[Begin GIVEN DATA]
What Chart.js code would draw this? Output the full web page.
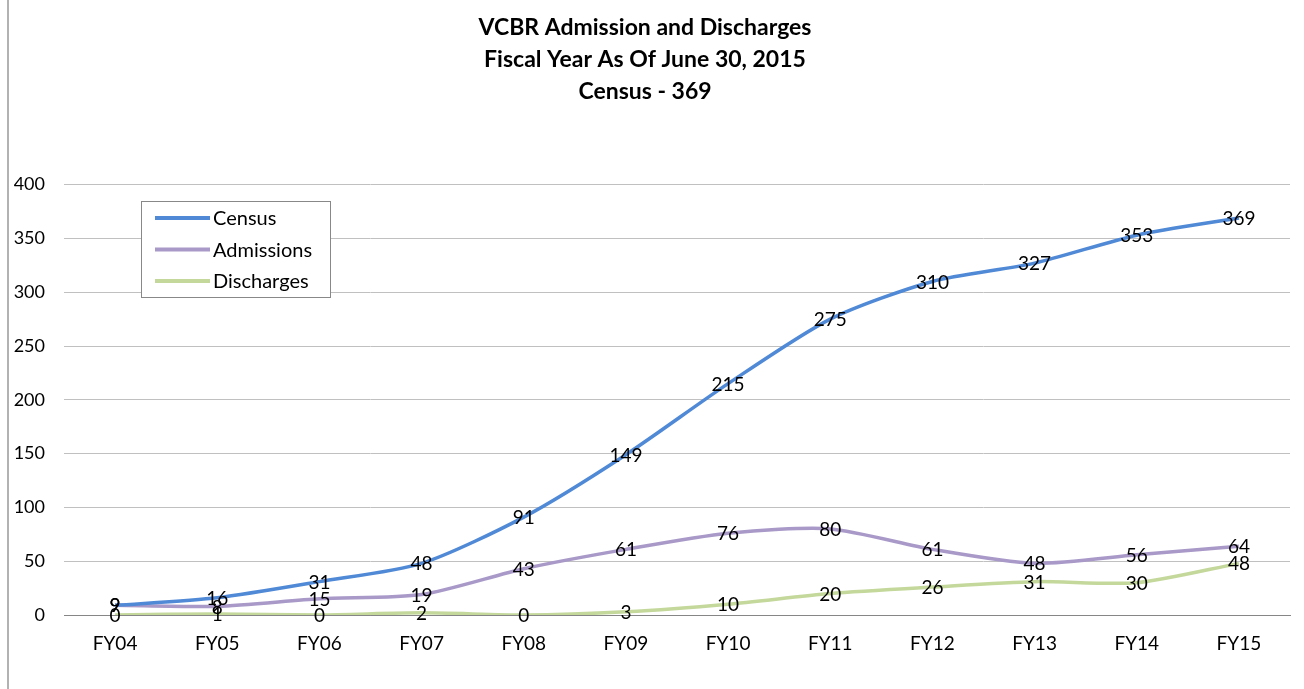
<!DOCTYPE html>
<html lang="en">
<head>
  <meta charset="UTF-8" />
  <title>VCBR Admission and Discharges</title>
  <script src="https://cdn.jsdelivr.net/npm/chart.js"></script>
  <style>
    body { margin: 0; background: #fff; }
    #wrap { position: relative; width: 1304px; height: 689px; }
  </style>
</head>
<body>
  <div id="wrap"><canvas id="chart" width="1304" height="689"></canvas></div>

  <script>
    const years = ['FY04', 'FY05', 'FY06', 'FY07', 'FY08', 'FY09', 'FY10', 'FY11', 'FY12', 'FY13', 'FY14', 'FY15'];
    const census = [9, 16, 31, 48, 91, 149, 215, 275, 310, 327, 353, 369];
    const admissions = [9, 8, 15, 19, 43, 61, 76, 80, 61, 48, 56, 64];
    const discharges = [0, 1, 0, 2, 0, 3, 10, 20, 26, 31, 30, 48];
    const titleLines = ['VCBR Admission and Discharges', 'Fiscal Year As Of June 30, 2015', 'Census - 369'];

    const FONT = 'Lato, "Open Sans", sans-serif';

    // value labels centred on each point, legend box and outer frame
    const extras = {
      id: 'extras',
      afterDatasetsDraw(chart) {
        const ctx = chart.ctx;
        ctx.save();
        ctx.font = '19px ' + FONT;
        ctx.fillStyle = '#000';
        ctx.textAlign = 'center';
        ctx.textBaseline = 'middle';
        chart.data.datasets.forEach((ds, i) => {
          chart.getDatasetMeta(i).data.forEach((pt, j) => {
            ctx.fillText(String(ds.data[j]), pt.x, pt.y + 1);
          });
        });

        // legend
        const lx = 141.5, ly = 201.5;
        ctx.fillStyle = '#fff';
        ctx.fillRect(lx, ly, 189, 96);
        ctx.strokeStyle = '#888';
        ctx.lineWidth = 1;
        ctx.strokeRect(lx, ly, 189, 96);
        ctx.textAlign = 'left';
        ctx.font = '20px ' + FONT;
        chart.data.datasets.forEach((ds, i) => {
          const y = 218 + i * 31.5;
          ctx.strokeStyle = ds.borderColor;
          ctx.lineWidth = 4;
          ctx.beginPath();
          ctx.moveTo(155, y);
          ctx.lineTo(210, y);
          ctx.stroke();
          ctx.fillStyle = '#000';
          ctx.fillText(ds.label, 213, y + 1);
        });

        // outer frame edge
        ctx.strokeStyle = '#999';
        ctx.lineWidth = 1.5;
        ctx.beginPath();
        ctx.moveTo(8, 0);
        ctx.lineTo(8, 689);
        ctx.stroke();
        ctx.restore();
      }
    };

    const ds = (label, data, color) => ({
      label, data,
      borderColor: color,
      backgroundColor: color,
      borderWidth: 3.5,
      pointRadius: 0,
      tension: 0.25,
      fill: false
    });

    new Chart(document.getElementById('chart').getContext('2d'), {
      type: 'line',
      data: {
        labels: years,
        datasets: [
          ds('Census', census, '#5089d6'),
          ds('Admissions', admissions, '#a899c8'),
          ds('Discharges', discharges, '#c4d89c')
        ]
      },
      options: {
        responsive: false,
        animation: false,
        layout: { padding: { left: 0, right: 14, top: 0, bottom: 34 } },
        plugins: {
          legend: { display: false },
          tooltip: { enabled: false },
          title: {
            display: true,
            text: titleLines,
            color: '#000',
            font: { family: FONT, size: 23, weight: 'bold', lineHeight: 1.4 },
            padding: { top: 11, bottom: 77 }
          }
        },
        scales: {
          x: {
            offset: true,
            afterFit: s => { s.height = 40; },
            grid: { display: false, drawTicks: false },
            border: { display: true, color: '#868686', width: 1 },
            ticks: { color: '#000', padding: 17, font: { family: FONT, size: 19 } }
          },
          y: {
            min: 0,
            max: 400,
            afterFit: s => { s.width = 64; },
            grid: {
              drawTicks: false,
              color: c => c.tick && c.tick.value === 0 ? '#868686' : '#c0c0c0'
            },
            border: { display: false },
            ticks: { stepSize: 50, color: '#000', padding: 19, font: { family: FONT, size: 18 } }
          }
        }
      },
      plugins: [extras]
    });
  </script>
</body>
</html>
[End GIVEN DATA]
● STATED EXERCISE
Write out each line of the data exactly; the images should be left out.

● TASK ANSWER
What Chart.js code would draw this? Output the full web page.
<!DOCTYPE html>
<html lang="en">
<head>
  <meta charset="UTF-8" />
  <title>VCBR Admission and Discharges</title>
  <script src="https://cdn.jsdelivr.net/npm/chart.js"></script>
  <style>
    body { margin: 0; background: #fff; }
    #wrap { position: relative; width: 1304px; height: 689px; }
  </style>
</head>
<body>
  <div id="wrap"><canvas id="chart" width="1304" height="689"></canvas></div>

  <script>
    const years = ['FY04', 'FY05', 'FY06', 'FY07', 'FY08', 'FY09', 'FY10', 'FY11', 'FY12', 'FY13', 'FY14', 'FY15'];
    const census = [9, 16, 31, 48, 91, 149, 215, 275, 310, 327, 353, 369];
    const admissions = [9, 8, 15, 19, 43, 61, 76, 80, 61, 48, 56, 64];
    const discharges = [0, 1, 0, 2, 0, 3, 10, 20, 26, 31, 30, 48];
    const titleLines = ['VCBR Admission and Discharges', 'Fiscal Year As Of June 30, 2015', 'Census - 369'];

    const FONT = 'Lato, "Open Sans", sans-serif';

    // value labels centred on each point, legend box and outer frame
    const extras = {
      id: 'extras',
      afterDatasetsDraw(chart) {
        const ctx = chart.ctx;
        ctx.save();
        ctx.font = '19px ' + FONT;
        ctx.fillStyle = '#000';
        ctx.textAlign = 'center';
        ctx.textBaseline = 'middle';
        chart.data.datasets.forEach((ds, i) => {
          chart.getDatasetMeta(i).data.forEach((pt, j) => {
            ctx.fillText(String(ds.data[j]), pt.x, pt.y + 1);
          });
        });

        // legend
        const lx = 141.5, ly = 201.5;
        ctx.fillStyle = '#fff';
        ctx.fillRect(lx, ly, 189, 96);
        ctx.strokeStyle = '#888';
        ctx.lineWidth = 1;
        ctx.strokeRect(lx, ly, 189, 96);
        ctx.textAlign = 'left';
        ctx.font = '20px ' + FONT;
        chart.data.datasets.forEach((ds, i) => {
          const y = 218 + i * 31.5;
          ctx.strokeStyle = ds.borderColor;
          ctx.lineWidth = 4;
          ctx.beginPath();
          ctx.moveTo(155, y);
          ctx.lineTo(210, y);
          ctx.stroke();
          ctx.fillStyle = '#000';
          ctx.fillText(ds.label, 213, y + 1);
        });

        // outer frame edge
        ctx.strokeStyle = '#999';
        ctx.lineWidth = 1.5;
        ctx.beginPath();
        ctx.moveTo(8, 0);
        ctx.lineTo(8, 689);
        ctx.stroke();
        ctx.restore();
      }
    };

    const ds = (label, data, color) => ({
      label, data,
      borderColor: color,
      backgroundColor: color,
      borderWidth: 3.5,
      pointRadius: 0,
      tension: 0.25,
      fill: false
    });

    new Chart(document.getElementById('chart').getContext('2d'), {
      type: 'line',
      data: {
        labels: years,
        datasets: [
          ds('Census', census, '#5089d6'),
          ds('Admissions', admissions, '#a899c8'),
          ds('Discharges', discharges, '#c4d89c')
        ]
      },
      options: {
        responsive: false,
        animation: false,
        layout: { padding: { left: 0, right: 14, top: 0, bottom: 34 } },
        plugins: {
          legend: { display: false },
          tooltip: { enabled: false },
          title: {
            display: true,
            text: titleLines,
            color: '#000',
            font: { family: FONT, size: 23, weight: 'bold', lineHeight: 1.4 },
            padding: { top: 11, bottom: 77 }
          }
        },
        scales: {
          x: {
            offset: true,
            afterFit: s => { s.height = 40; },
            grid: { display: false, drawTicks: false },
            border: { display: true, color: '#868686', width: 1 },
            ticks: { color: '#000', padding: 17, font: { family: FONT, size: 19 } }
          },
          y: {
            min: 0,
            max: 400,
            afterFit: s => { s.width = 64; },
            grid: {
              drawTicks: false,
              color: c => c.tick && c.tick.value === 0 ? '#868686' : '#c0c0c0'
            },
            border: { display: false },
            ticks: { stepSize: 50, color: '#000', padding: 19, font: { family: FONT, size: 18 } }
          }
        }
      },
      plugins: [extras]
    });
  </script>
</body>
</html>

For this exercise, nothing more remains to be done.